§ **SOURCE DATA**
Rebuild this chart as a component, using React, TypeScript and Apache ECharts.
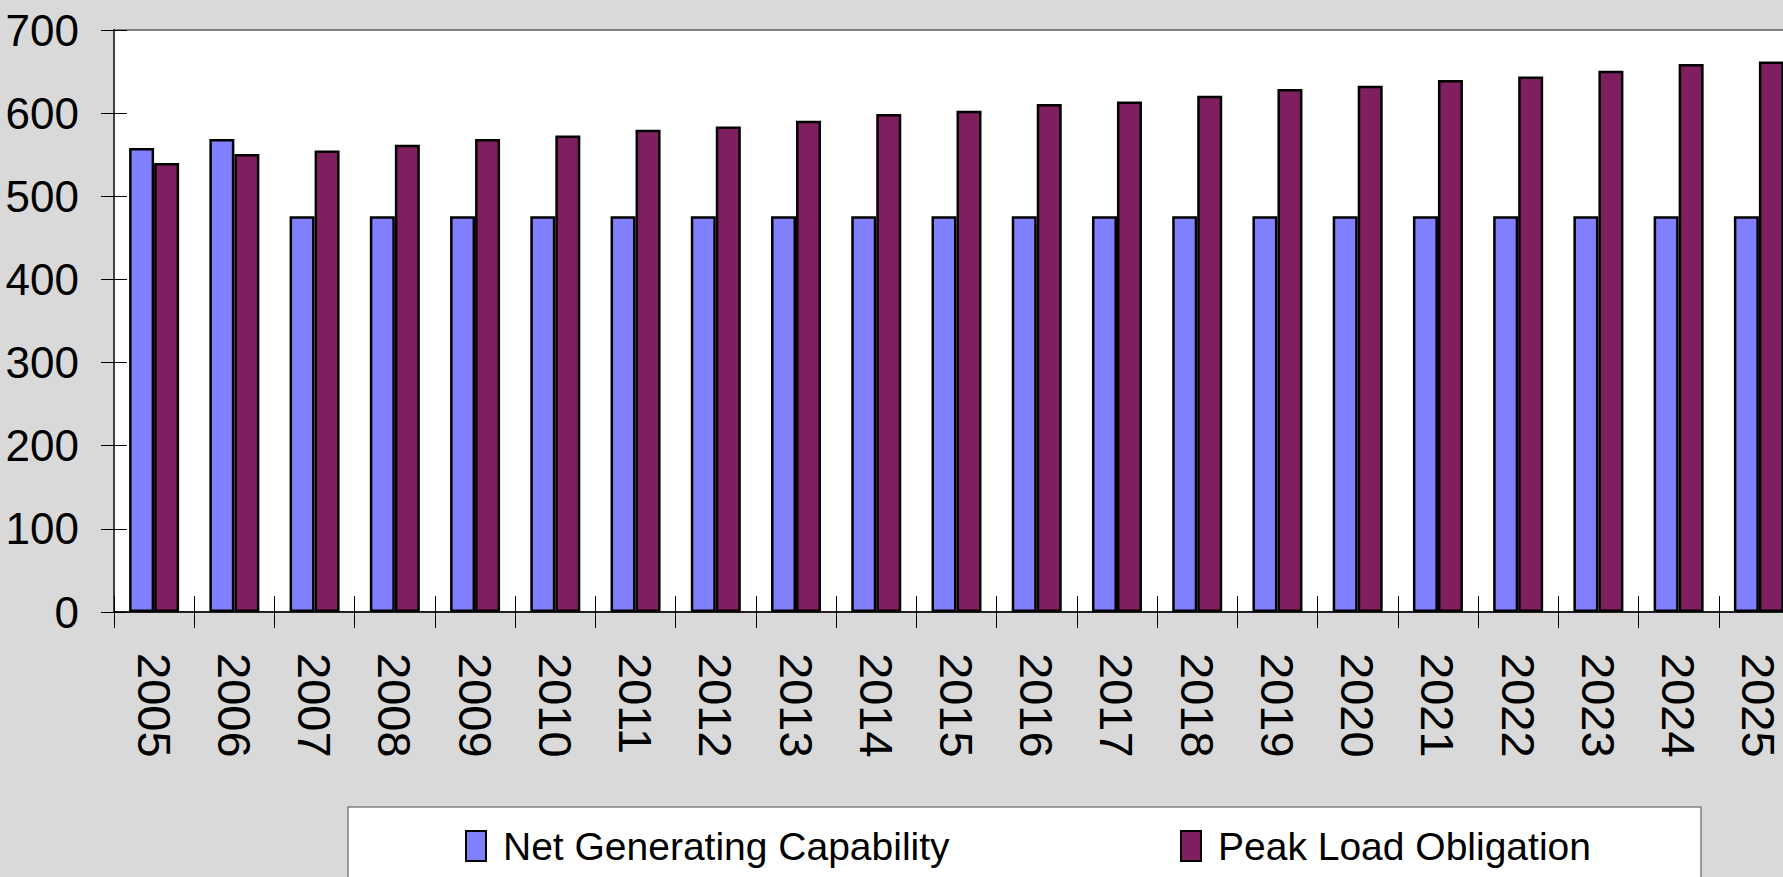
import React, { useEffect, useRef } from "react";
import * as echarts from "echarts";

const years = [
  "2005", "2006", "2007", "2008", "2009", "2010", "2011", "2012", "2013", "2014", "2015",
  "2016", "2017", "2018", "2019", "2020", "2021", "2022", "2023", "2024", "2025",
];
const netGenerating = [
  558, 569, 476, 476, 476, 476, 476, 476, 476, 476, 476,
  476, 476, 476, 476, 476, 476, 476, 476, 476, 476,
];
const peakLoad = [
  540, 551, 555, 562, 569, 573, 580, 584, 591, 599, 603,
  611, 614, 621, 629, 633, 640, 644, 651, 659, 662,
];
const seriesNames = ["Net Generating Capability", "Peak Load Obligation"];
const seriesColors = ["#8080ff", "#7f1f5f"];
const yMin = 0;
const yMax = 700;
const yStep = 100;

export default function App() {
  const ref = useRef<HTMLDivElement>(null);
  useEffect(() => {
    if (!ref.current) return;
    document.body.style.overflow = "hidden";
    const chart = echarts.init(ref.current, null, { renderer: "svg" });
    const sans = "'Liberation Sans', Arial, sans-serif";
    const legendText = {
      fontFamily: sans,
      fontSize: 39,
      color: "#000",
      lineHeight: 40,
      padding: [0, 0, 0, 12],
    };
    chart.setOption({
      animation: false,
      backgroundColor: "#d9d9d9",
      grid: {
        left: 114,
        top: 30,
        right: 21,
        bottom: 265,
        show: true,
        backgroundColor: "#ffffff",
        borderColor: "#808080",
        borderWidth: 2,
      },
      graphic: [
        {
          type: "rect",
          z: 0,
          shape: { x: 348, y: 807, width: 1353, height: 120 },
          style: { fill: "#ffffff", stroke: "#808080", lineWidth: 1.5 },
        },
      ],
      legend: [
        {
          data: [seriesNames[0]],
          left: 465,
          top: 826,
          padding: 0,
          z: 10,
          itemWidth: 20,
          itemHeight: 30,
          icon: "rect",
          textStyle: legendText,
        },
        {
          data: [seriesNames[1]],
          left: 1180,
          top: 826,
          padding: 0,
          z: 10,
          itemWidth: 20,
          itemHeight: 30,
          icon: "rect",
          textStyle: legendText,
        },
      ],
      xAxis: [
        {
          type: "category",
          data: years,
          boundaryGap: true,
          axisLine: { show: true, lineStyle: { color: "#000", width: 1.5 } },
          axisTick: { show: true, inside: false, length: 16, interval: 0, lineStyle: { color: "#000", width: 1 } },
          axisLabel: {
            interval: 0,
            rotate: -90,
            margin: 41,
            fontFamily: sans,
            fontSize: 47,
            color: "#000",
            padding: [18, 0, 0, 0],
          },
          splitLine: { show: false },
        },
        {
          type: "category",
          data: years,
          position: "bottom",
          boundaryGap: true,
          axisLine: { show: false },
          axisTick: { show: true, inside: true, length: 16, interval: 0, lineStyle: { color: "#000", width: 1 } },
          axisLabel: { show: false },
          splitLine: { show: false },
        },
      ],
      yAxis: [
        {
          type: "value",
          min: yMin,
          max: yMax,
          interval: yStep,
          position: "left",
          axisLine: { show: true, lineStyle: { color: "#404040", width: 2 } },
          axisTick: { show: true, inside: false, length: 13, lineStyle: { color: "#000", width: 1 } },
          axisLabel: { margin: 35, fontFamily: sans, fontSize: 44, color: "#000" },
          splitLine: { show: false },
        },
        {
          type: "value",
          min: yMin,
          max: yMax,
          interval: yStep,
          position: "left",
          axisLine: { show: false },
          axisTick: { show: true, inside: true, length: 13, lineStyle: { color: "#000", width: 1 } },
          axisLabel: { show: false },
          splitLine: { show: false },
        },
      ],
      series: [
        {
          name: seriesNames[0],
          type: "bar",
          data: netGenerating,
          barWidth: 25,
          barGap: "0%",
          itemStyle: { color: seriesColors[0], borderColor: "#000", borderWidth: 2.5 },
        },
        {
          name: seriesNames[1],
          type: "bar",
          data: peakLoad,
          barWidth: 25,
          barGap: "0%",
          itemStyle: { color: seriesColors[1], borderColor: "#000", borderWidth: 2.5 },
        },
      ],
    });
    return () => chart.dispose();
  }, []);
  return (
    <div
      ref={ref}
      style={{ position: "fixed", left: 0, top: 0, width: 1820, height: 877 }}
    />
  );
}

§ **TO BE DONE**
Skip every picture and return the lines above from the top through the one that contains "import * as".

§ **WRITTEN SOLUTION**
Rebuild this chart as a component, using React, TypeScript and Apache ECharts.
import React, { useEffect, useRef } from "react";
import * as echarts from "echarts";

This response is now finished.